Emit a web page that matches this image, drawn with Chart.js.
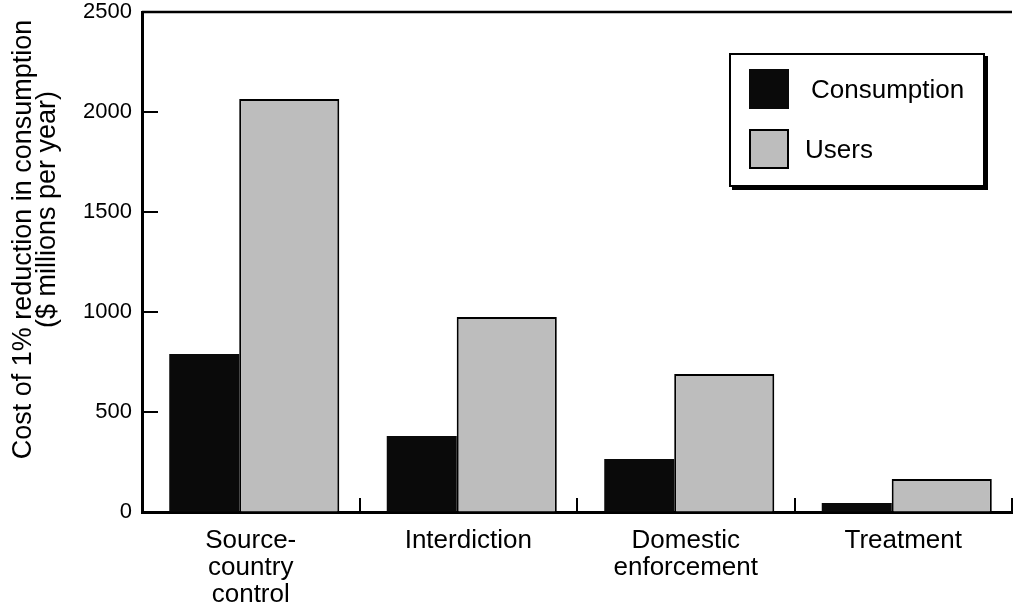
<!DOCTYPE html>
<html>
<head>
<meta charset="utf-8">
<script src="https://cdn.jsdelivr.net/npm/chart.js@4/dist/chart.umd.min.js"></script>
<style>
  body { margin: 0; background: #fff; }
  #wrap { position: relative; width: 1014px; height: 610px; }
  #legend {
    position: absolute; left: 729px; top: 53px; width: 252px; height: 130px;
    border: 2px solid #000; box-shadow: 3px 3px 0 #000; background: #fff;
    font-family: "Liberation Sans", Arial, sans-serif; font-size: 26px; color: #000;
  }
  .item { position: absolute; left: 18px; height: 40px; display: flex; align-items: center; }
  .sw { width: 40px; height: 40px; box-sizing: border-box; margin-right: 16px; }
</style>
</head>
<body>
<div id="wrap">
  <canvas id="chart"></canvas>
  <div id="legend"></div>
</div>
<script>
// データ
const categories = [['Source-', 'country', 'control'], 'Interdiction', ['Domestic', 'enforcement'], 'Treatment'];
const consumption = [790, 380, 265, 45];
const users = [2065, 975, 690, 165];
const seriesNames = ['Consumption', 'Users'];
const seriesColors = ['#0a0a0a', '#bdbdbd'];
const yMin = 0, yMax = 2500, yStep = 500;
const yTitle = ['Cost of 1% reduction in consumption', '($ millions per year)'];

const font = '"Liberation Sans", Arial, sans-serif';

// 上の枠線と、y軸の内向き目盛り
const frame = {
  id: 'frame',
  afterDraw(chart) {
    const { ctx, chartArea: a } = chart;
    const ys = chart.scales.y;
    ctx.save();
    ctx.strokeStyle = '#000';
    ctx.lineWidth = 2.5;
    ctx.beginPath();
    ctx.moveTo(a.left, a.top);
    ctx.lineTo(a.right, a.top);
    ctx.stroke();
    ctx.lineWidth = 2;
    ys.ticks.forEach((t) => {
      const py = Math.round(ys.getPixelForValue(t.value));
      ctx.beginPath();
      ctx.moveTo(a.left, py);
      ctx.lineTo(a.left + 16, py);
      ctx.stroke();
    });
    ctx.restore();
  }
};

// タイトルを少し上にずらす（先頭に空白）
const nb = (n) => '\u00a0'.repeat(n);

const chart = new Chart(document.getElementById('chart'), {
  type: 'bar',
  data: {
    labels: categories,
    datasets: [
      {
        label: seriesNames[0],
        data: consumption,
        backgroundColor: seriesColors[0],
        borderWidth: 0,
        categoryPercentage: 0.855,
        barPercentage: 0.753
      },
      {
        label: seriesNames[1],
        data: users,
        backgroundColor: seriesColors[1],
        borderColor: '#000',
        borderWidth: 2,
        categoryPercentage: 0.708,
        barPercentage: 1.3
      }
    ]
  },
  options: {
    responsive: true,
    maintainAspectRatio: false,
    animation: false,
    layout: { padding: { top: 12, right: 2 } },
    plugins: {
      legend: { display: false },
      tooltip: { enabled: false }
    },
    scales: {
      x: {
        border: { color: '#000', width: 3 },
        grid: {
          drawOnChartArea: false,
          tickLength: -14,
          lineWidth: 2,
          color: (c) => (c.index === 0 || c.index === categories.length) ? 'rgba(0,0,0,0)' : '#000'
        },
        ticks: {
          color: '#000',
          padding: 29,
          maxRotation: 0,
          font: { family: font, size: 26, lineHeight: 1.05 }
        },
        afterFit(scale) { scale.height = 98; }
      },
      y: {
        min: yMin,
        max: yMax,
        border: { color: '#000', width: 3 },
        grid: { drawOnChartArea: false, drawTicks: false },
        ticks: {
          stepSize: yStep,
          color: '#000',
          padding: 10,
          font: { family: font, size: 22 },
          callback: (v) => String(v)
        },
        title: {
          display: true,
          text: [nb(6) + yTitle[0], nb(14) + yTitle[1]],
          color: '#000',
          font: { family: font, size: 27, lineHeight: 0.9 },
          padding: { top: 11, bottom: 0 }
        },
        afterFit(scale) {
          scale.width = 142;
          scale.paddingTop = 0;
        }
      }
    }
  },
  plugins: [frame]
});

// 凡例（HTML）
const legend = document.getElementById('legend');
seriesNames.forEach((name, i) => {
  const item = document.createElement('div');
  item.className = 'item';
  item.style.top = (i === 0 ? 14 : 74) + 'px';
  const sw = document.createElement('div');
  sw.className = 'sw';
  sw.style.background = seriesColors[i];
  if (i === 1) sw.style.border = '2px solid #000';
  else sw.style.marginRight = '22px';
  const txt = document.createElement('span');
  txt.textContent = name;
  item.appendChild(sw);
  item.appendChild(txt);
  legend.appendChild(item);
});
</script>
</body>
</html>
══════════
● Problem details
Transcribe all of the material exactly, leaving out whatever pictures it contains.

● Output for this exercise
Emit a web page that matches this image, drawn with Chart.js.
<!DOCTYPE html>
<html>
<head>
<meta charset="utf-8">
<script src="https://cdn.jsdelivr.net/npm/chart.js@4/dist/chart.umd.min.js"></script>
<style>
  body { margin: 0; background: #fff; }
  #wrap { position: relative; width: 1014px; height: 610px; }
  #legend {
    position: absolute; left: 729px; top: 53px; width: 252px; height: 130px;
    border: 2px solid #000; box-shadow: 3px 3px 0 #000; background: #fff;
    font-family: "Liberation Sans", Arial, sans-serif; font-size: 26px; color: #000;
  }
  .item { position: absolute; left: 18px; height: 40px; display: flex; align-items: center; }
  .sw { width: 40px; height: 40px; box-sizing: border-box; margin-right: 16px; }
</style>
</head>
<body>
<div id="wrap">
  <canvas id="chart"></canvas>
  <div id="legend"></div>
</div>
<script>
// データ
const categories = [['Source-', 'country', 'control'], 'Interdiction', ['Domestic', 'enforcement'], 'Treatment'];
const consumption = [790, 380, 265, 45];
const users = [2065, 975, 690, 165];
const seriesNames = ['Consumption', 'Users'];
const seriesColors = ['#0a0a0a', '#bdbdbd'];
const yMin = 0, yMax = 2500, yStep = 500;
const yTitle = ['Cost of 1% reduction in consumption', '($ millions per year)'];

const font = '"Liberation Sans", Arial, sans-serif';

// 上の枠線と、y軸の内向き目盛り
const frame = {
  id: 'frame',
  afterDraw(chart) {
    const { ctx, chartArea: a } = chart;
    const ys = chart.scales.y;
    ctx.save();
    ctx.strokeStyle = '#000';
    ctx.lineWidth = 2.5;
    ctx.beginPath();
    ctx.moveTo(a.left, a.top);
    ctx.lineTo(a.right, a.top);
    ctx.stroke();
    ctx.lineWidth = 2;
    ys.ticks.forEach((t) => {
      const py = Math.round(ys.getPixelForValue(t.value));
      ctx.beginPath();
      ctx.moveTo(a.left, py);
      ctx.lineTo(a.left + 16, py);
      ctx.stroke();
    });
    ctx.restore();
  }
};

// タイトルを少し上にずらす（先頭に空白）
const nb = (n) => '\u00a0'.repeat(n);

const chart = new Chart(document.getElementById('chart'), {
  type: 'bar',
  data: {
    labels: categories,
    datasets: [
      {
        label: seriesNames[0],
        data: consumption,
        backgroundColor: seriesColors[0],
        borderWidth: 0,
        categoryPercentage: 0.855,
        barPercentage: 0.753
      },
      {
        label: seriesNames[1],
        data: users,
        backgroundColor: seriesColors[1],
        borderColor: '#000',
        borderWidth: 2,
        categoryPercentage: 0.708,
        barPercentage: 1.3
      }
    ]
  },
  options: {
    responsive: true,
    maintainAspectRatio: false,
    animation: false,
    layout: { padding: { top: 12, right: 2 } },
    plugins: {
      legend: { display: false },
      tooltip: { enabled: false }
    },
    scales: {
      x: {
        border: { color: '#000', width: 3 },
        grid: {
          drawOnChartArea: false,
          tickLength: -14,
          lineWidth: 2,
          color: (c) => (c.index === 0 || c.index === categories.length) ? 'rgba(0,0,0,0)' : '#000'
        },
        ticks: {
          color: '#000',
          padding: 29,
          maxRotation: 0,
          font: { family: font, size: 26, lineHeight: 1.05 }
        },
        afterFit(scale) { scale.height = 98; }
      },
      y: {
        min: yMin,
        max: yMax,
        border: { color: '#000', width: 3 },
        grid: { drawOnChartArea: false, drawTicks: false },
        ticks: {
          stepSize: yStep,
          color: '#000',
          padding: 10,
          font: { family: font, size: 22 },
          callback: (v) => String(v)
        },
        title: {
          display: true,
          text: [nb(6) + yTitle[0], nb(14) + yTitle[1]],
          color: '#000',
          font: { family: font, size: 27, lineHeight: 0.9 },
          padding: { top: 11, bottom: 0 }
        },
        afterFit(scale) {
          scale.width = 142;
          scale.paddingTop = 0;
        }
      }
    }
  },
  plugins: [frame]
});

// 凡例（HTML）
const legend = document.getElementById('legend');
seriesNames.forEach((name, i) => {
  const item = document.createElement('div');
  item.className = 'item';
  item.style.top = (i === 0 ? 14 : 74) + 'px';
  const sw = document.createElement('div');
  sw.className = 'sw';
  sw.style.background = seriesColors[i];
  if (i === 1) sw.style.border = '2px solid #000';
  else sw.style.marginRight = '22px';
  const txt = document.createElement('span');
  txt.textContent = name;
  item.appendChild(sw);
  item.appendChild(txt);
  legend.appendChild(item);
});
</script>
</body>
</html>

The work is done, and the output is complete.